I had an agent review my portfolio, which she liked, but she saw my doodles she said I should start loosening up my style and think about keeping the energy of my sketches. So that got me to doing a daily doodle.

Q: What are you working on right now? Do you have any other art projects you’d like to talk about?

A: I am trying to get my own book, Faraway Friends, in front of an agent or publisher as well as developing some new story ideas that I am anxious to get working on when I have a free moment. Art wise, I am working on several book projects as well as a game for Gamewright which I am very excited about.

Q: Do you do non-children’s book art (licensing, fine art, etc.) or art just for fun? Is that art similar or different from your children’s book art?

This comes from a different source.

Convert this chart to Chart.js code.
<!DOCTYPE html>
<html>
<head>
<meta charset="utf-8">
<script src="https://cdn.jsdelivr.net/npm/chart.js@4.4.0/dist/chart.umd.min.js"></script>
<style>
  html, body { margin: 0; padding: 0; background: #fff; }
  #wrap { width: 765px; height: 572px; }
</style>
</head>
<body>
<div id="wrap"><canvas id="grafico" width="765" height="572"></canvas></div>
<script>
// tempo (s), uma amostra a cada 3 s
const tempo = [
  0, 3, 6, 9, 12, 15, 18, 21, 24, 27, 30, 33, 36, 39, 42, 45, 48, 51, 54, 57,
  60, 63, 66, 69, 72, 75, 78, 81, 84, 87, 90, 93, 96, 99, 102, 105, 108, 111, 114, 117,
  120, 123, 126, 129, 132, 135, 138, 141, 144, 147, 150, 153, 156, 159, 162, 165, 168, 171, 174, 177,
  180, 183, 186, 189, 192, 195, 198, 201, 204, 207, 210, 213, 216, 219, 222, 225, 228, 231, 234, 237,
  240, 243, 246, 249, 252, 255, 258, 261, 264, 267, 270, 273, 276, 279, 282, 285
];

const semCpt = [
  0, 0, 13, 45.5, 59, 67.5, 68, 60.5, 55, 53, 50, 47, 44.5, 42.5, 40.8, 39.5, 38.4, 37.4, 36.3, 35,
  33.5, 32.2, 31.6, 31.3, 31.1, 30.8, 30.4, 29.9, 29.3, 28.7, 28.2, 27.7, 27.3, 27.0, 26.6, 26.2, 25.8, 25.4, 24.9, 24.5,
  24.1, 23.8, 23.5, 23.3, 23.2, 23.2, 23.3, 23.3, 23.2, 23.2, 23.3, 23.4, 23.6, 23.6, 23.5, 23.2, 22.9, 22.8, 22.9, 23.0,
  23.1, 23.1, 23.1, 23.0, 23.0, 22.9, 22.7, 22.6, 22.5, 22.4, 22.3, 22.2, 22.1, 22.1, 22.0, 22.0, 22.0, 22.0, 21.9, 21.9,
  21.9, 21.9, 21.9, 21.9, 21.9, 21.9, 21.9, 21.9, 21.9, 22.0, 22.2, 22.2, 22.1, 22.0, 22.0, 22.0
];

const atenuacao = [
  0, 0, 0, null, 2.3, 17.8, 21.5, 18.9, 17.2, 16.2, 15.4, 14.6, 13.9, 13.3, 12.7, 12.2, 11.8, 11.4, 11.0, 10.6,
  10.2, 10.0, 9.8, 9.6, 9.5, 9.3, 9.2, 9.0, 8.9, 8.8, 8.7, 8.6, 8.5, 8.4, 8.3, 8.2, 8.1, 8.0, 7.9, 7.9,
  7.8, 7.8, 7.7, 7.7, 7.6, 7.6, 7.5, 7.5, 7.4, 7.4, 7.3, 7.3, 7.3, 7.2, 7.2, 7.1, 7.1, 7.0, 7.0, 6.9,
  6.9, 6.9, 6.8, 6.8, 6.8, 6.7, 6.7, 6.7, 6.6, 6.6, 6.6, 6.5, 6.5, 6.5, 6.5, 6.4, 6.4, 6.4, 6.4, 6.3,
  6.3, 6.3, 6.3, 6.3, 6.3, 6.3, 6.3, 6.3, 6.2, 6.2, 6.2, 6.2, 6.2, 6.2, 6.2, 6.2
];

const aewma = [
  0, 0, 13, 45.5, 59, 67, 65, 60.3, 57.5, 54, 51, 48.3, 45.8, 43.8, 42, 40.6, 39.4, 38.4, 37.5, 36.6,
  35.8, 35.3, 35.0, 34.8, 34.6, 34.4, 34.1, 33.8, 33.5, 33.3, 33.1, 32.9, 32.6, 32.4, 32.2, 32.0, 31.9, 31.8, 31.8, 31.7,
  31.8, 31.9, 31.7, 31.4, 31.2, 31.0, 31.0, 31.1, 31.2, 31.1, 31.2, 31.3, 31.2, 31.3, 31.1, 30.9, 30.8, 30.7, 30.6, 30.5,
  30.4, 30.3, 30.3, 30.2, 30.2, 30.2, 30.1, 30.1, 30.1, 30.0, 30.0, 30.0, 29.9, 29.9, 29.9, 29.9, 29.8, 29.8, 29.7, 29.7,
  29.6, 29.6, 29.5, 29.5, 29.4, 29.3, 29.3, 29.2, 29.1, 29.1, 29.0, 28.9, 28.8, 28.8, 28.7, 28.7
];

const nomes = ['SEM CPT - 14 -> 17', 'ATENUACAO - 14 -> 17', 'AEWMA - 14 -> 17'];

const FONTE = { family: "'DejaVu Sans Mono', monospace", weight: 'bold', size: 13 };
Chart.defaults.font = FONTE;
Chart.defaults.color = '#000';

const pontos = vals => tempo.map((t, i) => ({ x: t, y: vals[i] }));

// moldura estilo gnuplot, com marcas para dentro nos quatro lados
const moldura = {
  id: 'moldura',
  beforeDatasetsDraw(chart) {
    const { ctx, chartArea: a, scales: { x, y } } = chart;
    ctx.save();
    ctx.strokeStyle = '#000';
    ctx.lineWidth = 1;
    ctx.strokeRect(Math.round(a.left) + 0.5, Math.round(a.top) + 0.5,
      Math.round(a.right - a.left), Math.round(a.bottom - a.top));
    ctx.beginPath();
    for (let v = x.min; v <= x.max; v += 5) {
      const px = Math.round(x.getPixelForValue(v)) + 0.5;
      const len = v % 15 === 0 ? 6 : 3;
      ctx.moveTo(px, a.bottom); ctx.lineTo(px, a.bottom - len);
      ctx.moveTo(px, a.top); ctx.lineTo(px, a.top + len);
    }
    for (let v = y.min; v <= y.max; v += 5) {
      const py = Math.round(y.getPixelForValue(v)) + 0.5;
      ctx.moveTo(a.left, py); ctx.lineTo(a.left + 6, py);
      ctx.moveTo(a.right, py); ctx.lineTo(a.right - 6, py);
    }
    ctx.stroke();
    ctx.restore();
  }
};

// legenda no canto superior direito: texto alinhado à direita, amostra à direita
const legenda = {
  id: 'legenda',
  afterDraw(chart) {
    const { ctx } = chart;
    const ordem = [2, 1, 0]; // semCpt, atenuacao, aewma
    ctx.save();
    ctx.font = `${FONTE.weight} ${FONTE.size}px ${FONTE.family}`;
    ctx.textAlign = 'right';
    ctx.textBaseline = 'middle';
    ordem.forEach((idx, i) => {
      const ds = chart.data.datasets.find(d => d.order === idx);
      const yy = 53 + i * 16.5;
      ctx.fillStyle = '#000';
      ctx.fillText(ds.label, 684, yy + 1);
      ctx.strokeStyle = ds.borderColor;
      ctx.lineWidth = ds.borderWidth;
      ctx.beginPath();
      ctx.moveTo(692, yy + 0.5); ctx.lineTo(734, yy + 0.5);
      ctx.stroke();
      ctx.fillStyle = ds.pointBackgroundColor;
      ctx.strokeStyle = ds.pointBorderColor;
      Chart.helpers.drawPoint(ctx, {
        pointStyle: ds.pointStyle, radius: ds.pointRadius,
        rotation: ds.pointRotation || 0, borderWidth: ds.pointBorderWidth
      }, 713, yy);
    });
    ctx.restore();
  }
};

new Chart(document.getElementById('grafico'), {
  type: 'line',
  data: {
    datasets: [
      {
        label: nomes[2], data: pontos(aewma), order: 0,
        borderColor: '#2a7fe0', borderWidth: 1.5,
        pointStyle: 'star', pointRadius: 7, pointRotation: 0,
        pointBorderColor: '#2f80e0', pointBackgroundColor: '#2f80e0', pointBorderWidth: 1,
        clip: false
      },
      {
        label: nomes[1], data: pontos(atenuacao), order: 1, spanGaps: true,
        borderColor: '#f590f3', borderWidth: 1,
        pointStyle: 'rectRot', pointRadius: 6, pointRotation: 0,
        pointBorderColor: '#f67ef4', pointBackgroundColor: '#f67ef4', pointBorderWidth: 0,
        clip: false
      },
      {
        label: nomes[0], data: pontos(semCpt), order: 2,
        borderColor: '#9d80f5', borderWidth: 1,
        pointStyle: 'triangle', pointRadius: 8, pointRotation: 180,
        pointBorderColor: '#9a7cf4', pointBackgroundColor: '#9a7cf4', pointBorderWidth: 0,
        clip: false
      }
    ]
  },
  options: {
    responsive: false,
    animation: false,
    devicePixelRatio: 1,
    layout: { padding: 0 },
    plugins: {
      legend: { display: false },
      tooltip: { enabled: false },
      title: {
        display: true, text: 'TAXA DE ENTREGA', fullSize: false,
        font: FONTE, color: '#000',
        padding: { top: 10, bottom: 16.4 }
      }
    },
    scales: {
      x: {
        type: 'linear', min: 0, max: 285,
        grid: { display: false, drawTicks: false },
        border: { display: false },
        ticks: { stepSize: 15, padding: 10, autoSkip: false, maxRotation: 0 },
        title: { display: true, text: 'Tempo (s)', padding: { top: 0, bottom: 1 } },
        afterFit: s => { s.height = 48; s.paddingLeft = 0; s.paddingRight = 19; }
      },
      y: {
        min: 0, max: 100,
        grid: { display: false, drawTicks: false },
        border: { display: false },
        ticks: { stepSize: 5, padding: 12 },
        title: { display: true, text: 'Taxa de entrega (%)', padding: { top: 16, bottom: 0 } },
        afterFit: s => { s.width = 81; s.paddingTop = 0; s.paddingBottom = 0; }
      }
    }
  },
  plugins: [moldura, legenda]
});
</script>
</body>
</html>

A: The art I do for myself, besides my weekly doodles, is figurative fine art work. I am a member of a couple of figure drawing groups that meet to paint and draw in the evening and weekends. We pitch in and hire models for the sessions since they are life drawings.

Q: When illustrating children’s books do you include a visual storyline not mentioned by the text or include animals or people you know?

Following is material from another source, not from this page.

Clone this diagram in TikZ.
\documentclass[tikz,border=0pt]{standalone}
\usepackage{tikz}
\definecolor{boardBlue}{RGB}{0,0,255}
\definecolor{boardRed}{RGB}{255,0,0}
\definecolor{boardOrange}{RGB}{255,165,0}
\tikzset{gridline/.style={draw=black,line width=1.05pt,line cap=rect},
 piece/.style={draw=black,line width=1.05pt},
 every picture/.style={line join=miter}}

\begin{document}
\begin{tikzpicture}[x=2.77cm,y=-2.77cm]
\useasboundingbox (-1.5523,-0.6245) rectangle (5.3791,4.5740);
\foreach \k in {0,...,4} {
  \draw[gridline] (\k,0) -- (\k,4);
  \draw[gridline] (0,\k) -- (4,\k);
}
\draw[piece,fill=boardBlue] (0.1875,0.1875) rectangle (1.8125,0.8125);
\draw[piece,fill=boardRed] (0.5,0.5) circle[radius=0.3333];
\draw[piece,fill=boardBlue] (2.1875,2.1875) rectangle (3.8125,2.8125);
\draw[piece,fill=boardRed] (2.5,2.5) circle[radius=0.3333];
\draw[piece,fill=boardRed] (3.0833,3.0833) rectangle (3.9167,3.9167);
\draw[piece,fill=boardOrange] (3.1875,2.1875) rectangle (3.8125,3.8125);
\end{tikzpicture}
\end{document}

A: Hmmm, that is a good question. I suppose that I do include some common elements. Not sure if they are based on actual people I know or if they are just some subconscious thing. I know that at least one person usually has a pair of  Chuck Taylors. If I could get a banjo in there somewhere, I would.

Q: Can you explain your art process?

A: Even though I work digitally, I still sketch out the characters and layouts with traditional pencil and paper. After getting the layouts to where I like them, and approval from the client, I them do a tight sketch which I scan in and then paint digitally. the below link shows the process in which I use Photoshop although I am trying my hand at Painter. http://smilingotis.blogspot.com/2012/01/finding-groove.html

Q: Do you have a favorite color or palette?

A: I tend to like bright, fun colors but recently am trying to tone them done as I experiment with color harmony. Sometimes a piece just needs a limited, earthy palette.

Q: What is your favorite medium to work in? Have you always worked in this media? If not, why did you switch?

A: I work digitally, which I enjoy. It is easier to experiment with color, faster (no drying time), plus any revisions are quickly done. I started out painting in gouache which I still enjoy and may go back to with some current ideas I have rattling around my head.

Q: Do you use models/source pictures or do you draw from your memory/imagination?

A: I mostly draw from my imagination but I use a wooden mannequin to get a pose worked out, shoot photo reference, or go online to find a pose to work from.

Q: If you could be anything other than an artist, what would you be?

A: Since music is my second love, a touring banjo or bass player would be fun. That reminds me of this joke:

Q: What is the most seldom heard comment made of banjo players?
A: “Say, isn’t that the banjo player’s Porsche?”

Q: What gets you through an illustration when you’re stuck for inspiration?

A: Well, playing my banjo for a while helps. Getting away from that project and working on something helps as well. Sometimes I will just stop for the day and take a break, usually watching a movie, going to the library, or treading a book.

Q: What book do you remember from when you were young?

A: Mike Mulligan and His Steam Shovel was the book I remember most and still love. Of course anything by Sendak, Seuss, Dahl, and Silverstein was imbedded in my soul along with those cool Little Golden Books.

Q: Is there a children’s book illustrator whose work you gravitate towards in the bookstore now?

A: I love Dan Santat‘s work and illustration style. His humor shines through in his pieces. Also at the top of the list would be Lane Smith, of course, John Rocco, Salley Mavor, Kristin Sorra, Will Terry, and illustrator buddy Ward Jenkins. Any of these artist, stand out in the crowd. I know I am forgetting a few others so I apologize to them.

Q: If you could illustrate any writer’s new work, who would it be?

A: Wow, good question. There are so many to choose from. Jon Scieszka comes to mind first, so I will go with him.

Thanks for stopping by, Russ. I can’t wait to see what other zany characters you have in store for us.